### [Instruction]
Starting at the first line of the listing below, retype each line up to and including the one that contains "import * as". Leave pictures out.

* BEGIN Supplied material *

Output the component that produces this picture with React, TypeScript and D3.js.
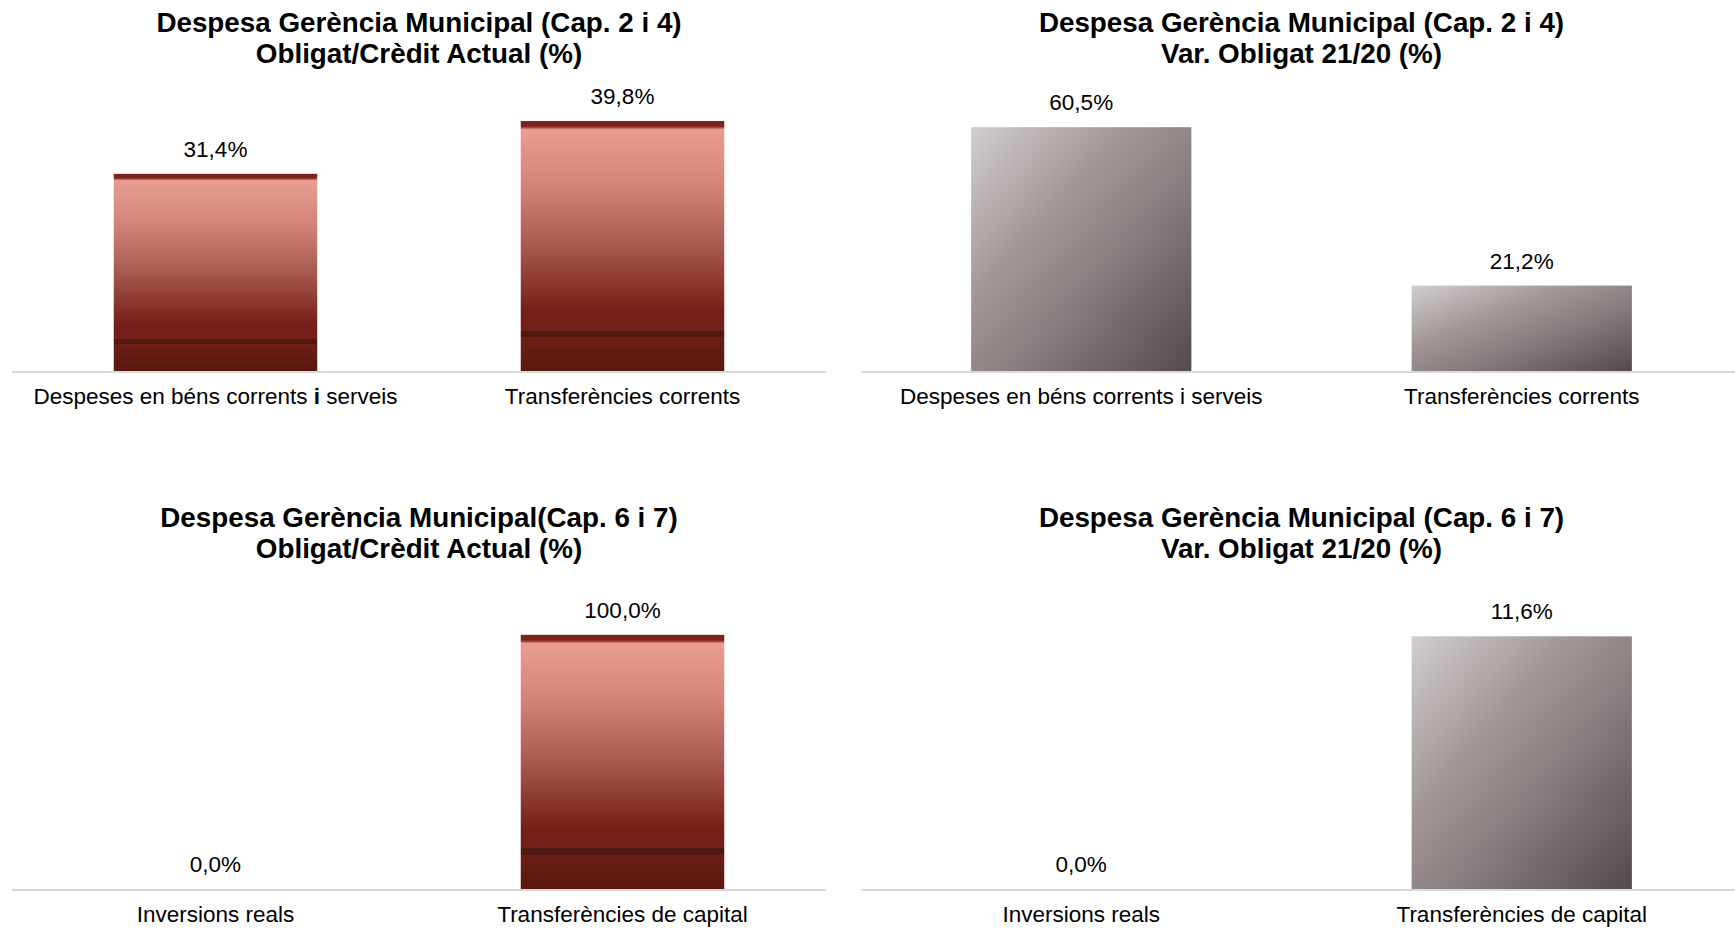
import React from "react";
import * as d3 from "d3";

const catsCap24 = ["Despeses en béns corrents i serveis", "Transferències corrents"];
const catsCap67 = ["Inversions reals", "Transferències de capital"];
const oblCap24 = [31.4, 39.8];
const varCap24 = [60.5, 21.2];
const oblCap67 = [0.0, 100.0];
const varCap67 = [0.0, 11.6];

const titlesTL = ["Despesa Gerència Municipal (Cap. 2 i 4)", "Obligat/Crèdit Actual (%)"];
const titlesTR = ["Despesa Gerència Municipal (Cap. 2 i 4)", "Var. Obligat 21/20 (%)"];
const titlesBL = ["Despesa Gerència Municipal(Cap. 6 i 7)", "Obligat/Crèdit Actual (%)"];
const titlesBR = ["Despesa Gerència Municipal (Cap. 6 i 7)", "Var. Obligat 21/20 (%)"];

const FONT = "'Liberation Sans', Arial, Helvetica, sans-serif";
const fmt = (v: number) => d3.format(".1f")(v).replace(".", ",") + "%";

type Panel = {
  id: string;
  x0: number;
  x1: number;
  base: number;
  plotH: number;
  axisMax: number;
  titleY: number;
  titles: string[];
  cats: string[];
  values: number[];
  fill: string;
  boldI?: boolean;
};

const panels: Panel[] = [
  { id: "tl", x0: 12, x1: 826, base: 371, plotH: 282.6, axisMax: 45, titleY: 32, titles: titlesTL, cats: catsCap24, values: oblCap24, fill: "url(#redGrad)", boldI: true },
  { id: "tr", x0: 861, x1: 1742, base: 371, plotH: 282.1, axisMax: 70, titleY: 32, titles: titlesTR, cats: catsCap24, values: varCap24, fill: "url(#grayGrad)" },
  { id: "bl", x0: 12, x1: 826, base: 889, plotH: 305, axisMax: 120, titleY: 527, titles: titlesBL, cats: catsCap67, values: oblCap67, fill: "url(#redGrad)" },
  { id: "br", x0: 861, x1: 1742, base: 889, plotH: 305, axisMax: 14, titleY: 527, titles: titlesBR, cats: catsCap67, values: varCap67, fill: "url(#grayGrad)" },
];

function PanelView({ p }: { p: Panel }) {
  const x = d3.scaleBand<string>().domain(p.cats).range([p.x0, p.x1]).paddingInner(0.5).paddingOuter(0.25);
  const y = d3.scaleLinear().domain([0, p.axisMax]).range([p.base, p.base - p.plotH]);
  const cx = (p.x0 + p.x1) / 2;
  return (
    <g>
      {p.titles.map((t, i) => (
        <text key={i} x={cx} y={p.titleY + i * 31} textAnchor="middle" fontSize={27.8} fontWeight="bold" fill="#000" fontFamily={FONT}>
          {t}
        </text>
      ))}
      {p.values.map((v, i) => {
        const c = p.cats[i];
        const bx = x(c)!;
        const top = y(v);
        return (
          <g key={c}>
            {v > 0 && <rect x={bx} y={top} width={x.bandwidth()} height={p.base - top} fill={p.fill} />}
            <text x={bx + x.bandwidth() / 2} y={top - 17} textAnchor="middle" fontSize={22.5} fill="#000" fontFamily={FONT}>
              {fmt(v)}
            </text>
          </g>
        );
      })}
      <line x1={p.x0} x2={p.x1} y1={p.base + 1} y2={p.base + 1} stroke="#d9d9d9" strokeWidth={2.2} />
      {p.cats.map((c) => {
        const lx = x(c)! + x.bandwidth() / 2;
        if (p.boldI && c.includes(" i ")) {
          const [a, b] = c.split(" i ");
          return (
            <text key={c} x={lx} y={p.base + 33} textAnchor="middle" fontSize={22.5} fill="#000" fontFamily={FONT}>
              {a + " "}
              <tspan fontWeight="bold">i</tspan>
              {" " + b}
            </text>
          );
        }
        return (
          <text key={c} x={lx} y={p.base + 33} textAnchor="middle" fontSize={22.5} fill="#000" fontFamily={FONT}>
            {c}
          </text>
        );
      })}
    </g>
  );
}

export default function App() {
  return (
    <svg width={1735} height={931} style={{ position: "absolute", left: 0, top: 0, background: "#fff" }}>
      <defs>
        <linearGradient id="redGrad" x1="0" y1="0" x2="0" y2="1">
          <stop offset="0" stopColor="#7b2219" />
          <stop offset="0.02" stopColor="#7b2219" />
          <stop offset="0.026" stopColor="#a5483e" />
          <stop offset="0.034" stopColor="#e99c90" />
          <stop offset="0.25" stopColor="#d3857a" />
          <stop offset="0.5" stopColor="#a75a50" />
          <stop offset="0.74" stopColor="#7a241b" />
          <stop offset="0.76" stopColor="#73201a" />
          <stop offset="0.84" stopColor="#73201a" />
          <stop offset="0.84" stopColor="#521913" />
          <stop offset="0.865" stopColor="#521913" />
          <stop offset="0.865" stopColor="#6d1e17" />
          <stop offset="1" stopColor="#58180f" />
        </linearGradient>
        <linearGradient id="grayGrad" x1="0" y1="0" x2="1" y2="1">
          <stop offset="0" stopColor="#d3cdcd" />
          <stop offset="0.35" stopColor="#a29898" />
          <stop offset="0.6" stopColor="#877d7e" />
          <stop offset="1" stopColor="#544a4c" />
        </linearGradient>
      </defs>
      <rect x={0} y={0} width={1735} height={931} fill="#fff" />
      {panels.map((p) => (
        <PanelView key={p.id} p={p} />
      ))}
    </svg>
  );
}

* END Supplied material *

### [In response]
Output the component that produces this picture with React, TypeScript and D3.js.
import React from "react";
import * as d3 from "d3";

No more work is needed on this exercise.